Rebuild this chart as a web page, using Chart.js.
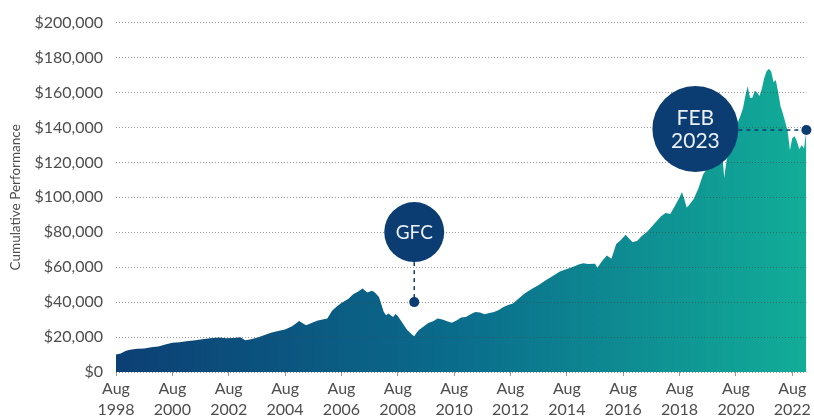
<!DOCTYPE html>
<html>
<head>
<meta charset="utf-8">
<script src="https://cdn.jsdelivr.net/npm/chart.js@4"></script>
<style>
  html, body { margin: 0; padding: 0; background: #fff; }
  #wrap { width: 814px; height: 418px; }
</style>
</head>
<body>
<div id="wrap"><canvas id="chart"></canvas></div>
<script>
// Months since Aug 1998 and cumulative value of $10,000
const months = [0, 2, 4, 6, 9, 12, 15, 18, 21, 24, 27, 30, 33, 36, 40, 44, 47, 50, 53, 55, 57, 60, 63, 66, 69, 72, 75, 78, 80, 81, 84, 86, 88, 90, 92, 94, 96, 99, 101, 103, 105, 107, 109, 110, 112, 114, 115, 116, 118, 119, 120, 122, 124, 126, 127, 128, 129, 131, 133, 135, 137, 139, 141, 143, 145, 147, 149, 151, 153, 155, 157, 159, 161, 163, 165, 167, 169, 171, 174, 177, 180, 183, 186, 189, 192, 195, 197, 199, 201, 204, 205, 207, 209, 211, 213, 215, 217, 220, 222, 224, 226, 228, 230, 232, 234, 236, 238, 240, 241, 242, 243, 244, 246, 248, 250, 252, 254, 256, 258, 259, 260, 262, 264, 265, 266, 267, 268, 269, 270, 271, 272, 273, 274, 275, 276, 277, 278, 279, 280, 281, 282, 283, 284, 285, 286, 287, 288, 289, 290, 291, 292, 293, 294];
const values = [10000, 10600, 12000, 12800, 13300, 13500, 14200, 14600, 15800, 16800, 17000, 17600, 18000, 18600, 19300, 19700, 19300, 19500, 19900, 18200, 18600, 19600, 21000, 22400, 23500, 24300, 26200, 29200, 27500, 26800, 28500, 29500, 30000, 30600, 35000, 37500, 39500, 42000, 44500, 46000, 47800, 45500, 46500, 45800, 43000, 34500, 32500, 33500, 31500, 33200, 32000, 28000, 24000, 21500, 20500, 22500, 24000, 26000, 28000, 29000, 30600, 30000, 29000, 28200, 29500, 31200, 31500, 33000, 34400, 34000, 33000, 33800, 34400, 35500, 37200, 38300, 39200, 41500, 45000, 47500, 49800, 52500, 55000, 57500, 59000, 60400, 61500, 62300, 61800, 62000, 59700, 63500, 66700, 64800, 73300, 75500, 78600, 74300, 75200, 78000, 80000, 83000, 86000, 89000, 91000, 90400, 95000, 100000, 103000, 99000, 94200, 95500, 99000, 105000, 113000, 117000, 120000, 124000, 128000, 111000, 121000, 132000, 140000, 143500, 147000, 151000, 158000, 163500, 157000, 157000, 161000, 160000, 158000, 162000, 168000, 172000, 173600, 172000, 166000, 167000, 160000, 152000, 148000, 143000, 138000, 127000, 134000, 135000, 132000, 127500, 130000, 128000, 138500];

const tickYears = [1998, 2000, 2002, 2004, 2006, 2008, 2010, 2012, 2014, 2016, 2018, 2020, 2022];

// Callouts: label lines, month and value of the marker dot
const calloutLabels = [['GFC'], ['FEB', '2023']];
const calloutMonths = [127, 294];
const calloutValues = [40000, 138500];

const navy = '#0c3d72';
const labelFont = 'Lato, "Open Sans", sans-serif';

function fillGradient(context) {
    const area = context.chart.chartArea;
    if (!area) return navy;
    const g = context.chart.ctx.createLinearGradient(area.left, 0, area.right, 0);
    g.addColorStop(0, '#0c3f74');
    g.addColorStop(0.5, '#0a6d8c');
    g.addColorStop(1, '#12ad98');
    return g;
}

const calloutPlugin = {
    id: 'callouts',
    afterDraw(chart) {
        const ctx = chart.ctx;
        const xs = chart.scales.x;
        const ys = chart.scales.y;
        ctx.save();
        calloutLabels.forEach((lines, i) => {
            const px = xs.getPixelForValue(calloutMonths[i]);
            const py = ys.getPixelForValue(calloutValues[i]);
            let cx, cy, r, sx, sy, fontSize;
            if (i === 0) {
                // bubble above the dot
                r = 30; cx = px; cy = py - 70; sx = cx; sy = cy + r;
                fontSize = 19;
            } else {
                // bubble left of the dot
                r = 43; cx = px - 111; cy = py - 1; sx = cx + r; sy = py;
                fontSize = 21;
            }
            ctx.strokeStyle = navy;
            ctx.lineWidth = 1.5;
            ctx.setLineDash([4, 4]);
            ctx.beginPath();
            ctx.moveTo(sx, sy);
            ctx.lineTo(px, py);
            ctx.stroke();
            ctx.setLineDash([]);

            ctx.fillStyle = navy;
            ctx.beginPath();
            ctx.arc(px, py, 5, 0, Math.PI * 2);
            ctx.fill();
            ctx.beginPath();
            ctx.arc(cx, cy, r, 0, Math.PI * 2);
            ctx.fill();

            ctx.fillStyle = '#e9f0f7';
            ctx.font = fontSize + 'px ' + labelFont;
            ctx.textAlign = 'center';
            ctx.textBaseline = 'middle';
            const lh = 23;
            lines.forEach((t, j) => {
                ctx.fillText(t, cx, cy + (j - (lines.length - 1) / 2) * lh + 1);
            });
        });
        ctx.restore();
    }
};

const ctx = document.getElementById('chart').getContext('2d');
new Chart(ctx, {
    type: 'line',
    data: {
        datasets: [{
            data: months.map((m, i) => ({ x: m, y: values[i] })),
            fill: 'origin',
            backgroundColor: fillGradient,
            borderWidth: 0,
            pointRadius: 0,
            tension: 0
        }]
    },
    options: {
        responsive: true,
        maintainAspectRatio: false,
        animation: false,
        layout: { padding: { top: 21, right: 7, left: 0, bottom: 0 } },
        plugins: {
            legend: { display: false },
            tooltip: { enabled: false }
        },
        scales: {
            x: {
                type: 'linear',
                min: 0,
                max: 294,
                afterBuildTicks: (scale) => {
                    scale.ticks = tickYears.map(y => ({ value: (y - 1998) * 12 }));
                },
                afterFit: (scale) => { scale.height = 46; },
                ticks: {
                    autoSkip: false,
                    maxRotation: 0,
                    padding: 3,
                    color: '#4d4d4d',
                    font: { family: labelFont, size: 16, lineHeight: 1.27 },
                    callback: (v) => ['Aug', String(1998 + v / 12)]
                },
                grid: {
                    drawOnChartArea: false,
                    drawTicks: true,
                    tickLength: 4,
                    color: '#999'
                },
                border: { display: false }
            },
            y: {
                min: 0,
                max: 200000,
                afterFit: (scale) => { scale.width = 116; },
                ticks: {
                    stepSize: 20000,
                    padding: 13,
                    color: '#4d4d4d',
                    font: { family: labelFont, size: 16 },
                    callback: (v) => '$' + v.toLocaleString('en-US')
                },
                grid: {
                    drawTicks: false,
                    color: 'rgba(70,70,70,0.55)',
                    lineWidth: 1,
                    z: 1
                },
                border: { display: false, dash: [1, 2] },
                title: {
                    display: true,
                    text: 'Cumulative Performance',
                    color: '#4d4d4d',
                    font: { family: labelFont, size: 13.5 },
                    padding: { top: 8 }
                }
            }
        }
    },
    plugins: [calloutPlugin]
});
</script>
</body>
</html>
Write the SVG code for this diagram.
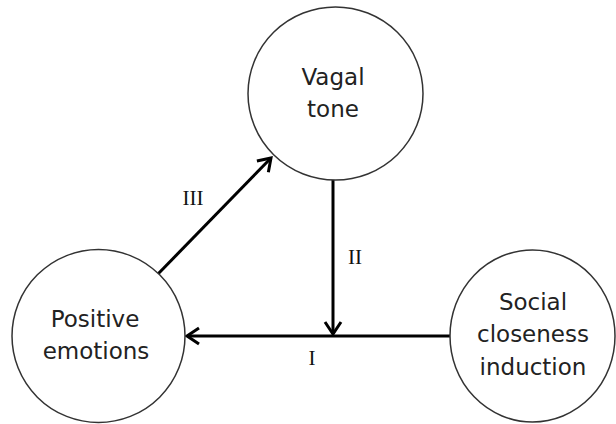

Exercise description: Pull out each line of the records holding the string "this".

Result:
Rebuild this chart as a web page, using Chart.js.
Write the SVG code for this diagram.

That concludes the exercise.